En additionnant le chiffre de 26 et celui de 16, on arrive à 42%, soit moins de la moitié des étrangers retenus dans les centres qui y sont parce qu'ils ont enfreint ou parce qu'ils sont soupçonnés d'avoir enfreint la loi. La majorité, 58%, y sont juste parce qu'ils sont sans papiers. Ils ont été conduits dans un CRA après un simple contrôle sur la voie publique (33,7% des retenus), un contrôle en gare (3,9%), aux frontières (3,6%) ou sur la route (3,5%), voire après avoir été interpellés à leur domicile, sur leur lieu de travail, au guichet d'une préfecture, dans un commissariat alors qu'ils déposaient plainte, dans les transports ou dans un tribunal.

Et encore, ces chiffres sont très imparfaits. Les associations, qui ont écrit ce rapport, ne savent pas ce pourquoi les anciens détenus retenus dans les centres ont été condamnés. Elles savent encore moins ce qui est reproché à tous ceux qui ont été amenés dans un CRA après une simple garde à vue, sans avoir été jugé ni condamné et encore moins de la vie détaillée des autres retenus.

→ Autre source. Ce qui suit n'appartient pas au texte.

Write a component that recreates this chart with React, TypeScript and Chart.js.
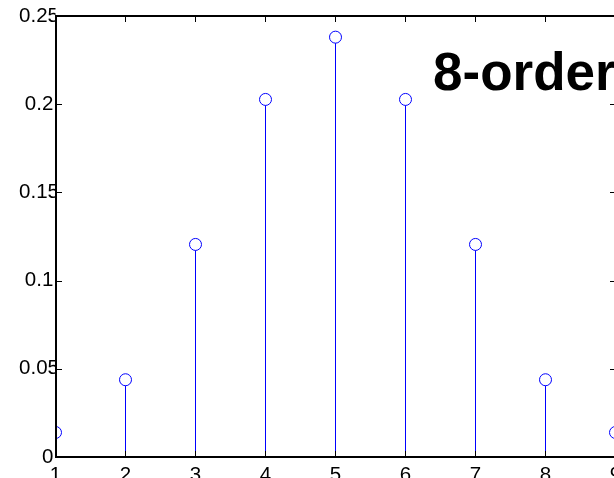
import React, { useEffect, useRef } from "react";
import { Chart, registerables } from "chart.js";

Chart.register(...registerables);

const xValues = [1, 2, 3, 4, 5, 6, 7, 8, 9];
const yValues = [0.0139, 0.0438, 0.1205, 0.2027, 0.2380, 0.2027, 0.1205, 0.0438, 0.0139];
const xTickValues = [1, 2, 3, 4, 5, 6, 7, 8, 9];
const yTickValues = [0, 0.05, 0.1, 0.15, 0.2, 0.25];
const yTickLabels = ["0 ", "0.05", "0.1 ", "0.15", "0.2 ", "0.25"];
const titleText = "8-order";

const FONT = '"Liberation Sans", Arial, Helvetica, sans-serif';

const boxPlugin = {
  id: "matlabBox",
  afterDraw(chart: any) {
    const { ctx, chartArea } = chart;
    const xs = chart.scales.x;
    const ys = chart.scales.y;
    const left = Math.round(chartArea.left);
    const right = Math.round(chartArea.right);
    const top = Math.round(chartArea.top);
    const bottom = Math.round(chartArea.bottom);
    ctx.save();
    ctx.strokeStyle = "#000";
    ctx.lineWidth = 2;
    ctx.strokeRect(left, top, right - left, bottom - top);
    ctx.lineWidth = 1;
    const tl = 6;
    ctx.beginPath();
    xTickValues.forEach((v) => {
      const px = Math.floor(xs.getPixelForValue(v)) + 0.5;
      ctx.moveTo(px, bottom);
      ctx.lineTo(px, bottom - tl);
      ctx.moveTo(px, top);
      ctx.lineTo(px, top + tl);
    });
    yTickValues.forEach((v) => {
      const py = Math.round(ys.getPixelForValue(v)) + 0.5;
      ctx.moveTo(left, py);
      ctx.lineTo(left + tl, py);
      ctx.moveTo(right, py);
      ctx.lineTo(right - tl, py);
    });
    ctx.stroke();
    ctx.fillStyle = "#000";
    ctx.font = `bold 53px ${FONT}`;
    ctx.textBaseline = "alphabetic";
    ctx.textAlign = "left";
    ctx.fillText(titleText, 433, 90);
    ctx.restore();
  },
};

export default function App() {
  const ref = useRef<HTMLCanvasElement>(null);
  useEffect(() => {
    const canvas = ref.current!;
    const chart = new Chart(canvas, {
      data: {
        datasets: [
          {
            type: "scatter",
            data: xValues.map((x, i) => ({ x, y: yValues[i] })),
            borderColor: "#0000ff",
            backgroundColor: "#ffffff",
            pointRadius: 6,
            pointBorderWidth: 1,
            pointStyle: "circle",
            order: 0,
          } as any,
          {
            type: "bar",
            data: xValues.map((x, i) => ({ x, y: yValues[i] })),
            backgroundColor: "#0000ff",
            borderColor: "#0000ff",
            barThickness: 1,
            inflateAmount: 0,
            order: 1,
          } as any,
        ],
      },
      options: {
        responsive: false,
        animation: false,
        events: [],
        layout: { autoPadding: false, padding: { top: 16, right: 0.5, left: 0, bottom: 0 } },
        plugins: {
          legend: { display: false },
          tooltip: { enabled: false },
          title: { display: false },
        },
        scales: {
          x: {
            type: "linear",
            min: 1,
            max: 9,
            offset: false,
            grid: { display: false, drawTicks: false, offset: false },
            border: { display: false },
            afterBuildTicks: (s: any) => {
              s.ticks = xTickValues.map((v) => ({ value: v }));
            },
            ticks: {
              color: "#000",
              padding: 6,
              maxRotation: 0,
              autoSkip: false,
              font: { family: FONT, size: 20.5 },
              callback: (v: any) => String(v),
            },
            afterFit: (s: any) => {
              s.height = 21;
              s.paddingLeft = 0;
              s.paddingRight = 0;
            },
          },
          y: {
            type: "linear",
            min: 0,
            max: 0.25,
            grid: { display: false, drawTicks: false },
            border: { display: false },
            afterBuildTicks: (s: any) => {
              s.ticks = yTickValues.map((v) => ({ value: v }));
            },
            ticks: {
              color: "#000",
              padding: -3.5,
              autoSkip: false,
              font: { family: FONT, size: 20.5 },
              callback: (v: any) => {
                const i = yTickValues.findIndex((t) => Math.abs(t - v) < 1e-9);
                return i >= 0 ? yTickLabels[i] : "";
              },
            },
            afterFit: (s: any) => {
              s.width = 55.5;
              s.paddingTop = 0;
              s.paddingBottom = 0;
            },
          },
        },
      },
      plugins: [boxPlugin],
    } as any);
    return () => chart.destroy();
  }, []);
  return (
    <div style={{ position: "fixed", left: 0, top: 0, width: 614, height: 478, overflow: "hidden", background: "#fff" }}>
      <canvas ref={ref} width={616} height={478} style={{ display: "block" }} />
    </div>
  );
}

Les criminels sont "extrêmement rares" dans les CRA

Contacté par le Vrai ou faux, Paul Chiron, chargé du soutien et des actions juridiques à la Cimade, affirme qu'il est "extrêmement rare" de croiser dans les CRA des personnes qui ont été condamnées pour des violences ou des viols, comme le suspect du meurtre de Philippine. Pour Paul Chiron, les 26% de retenus sortant de prison représentent "un agglomérat de plein de situations". Le plus souvent, selon lui, il s'agit d'infractions de droits communs, comme des vols. Il cite aussi l'exemple d'une personne retenue dans un CRA qui avait seulement traversé la rue alors que le feu piéton était rouge.

Le spécialiste affirme qu'il est impossible de dresser un portrait-robot unique des étrangers en situation irrégulière qui sont retenus dans les CRA. Certains étaient en France depuis deux jours, d'autres depuis 40 ans et leur titre de séjour n'a pas été renouvelé. Il y a eu 87 enfants aussi, en 2023. Paul Chiron rappelle que "la dangerosité n'entre pas en compte" dans la décision de placer en centre de rétention administrative. "La seule raison de se retrouver en CRA est de ne pas avoir de papiers." Quand les CRA ont été créés en 1981, il s'agissait simplement d'y retenir des personnes qui allaient être expulsées dans les jours qui venaient, ce pour quoi il n'était pas nécessaire de les retenir très longtemps.

"C'est un amalgame assez classique et redondant de l'extrême droite que de lier délinquance et immigration pour que les Français ne veuillent plus d'étrangers sur leur territoire", observe le chargé des actions juridiques de la Cimade. "Ça démontre un souhait du rejet de l'autre qui est assez inquiétant."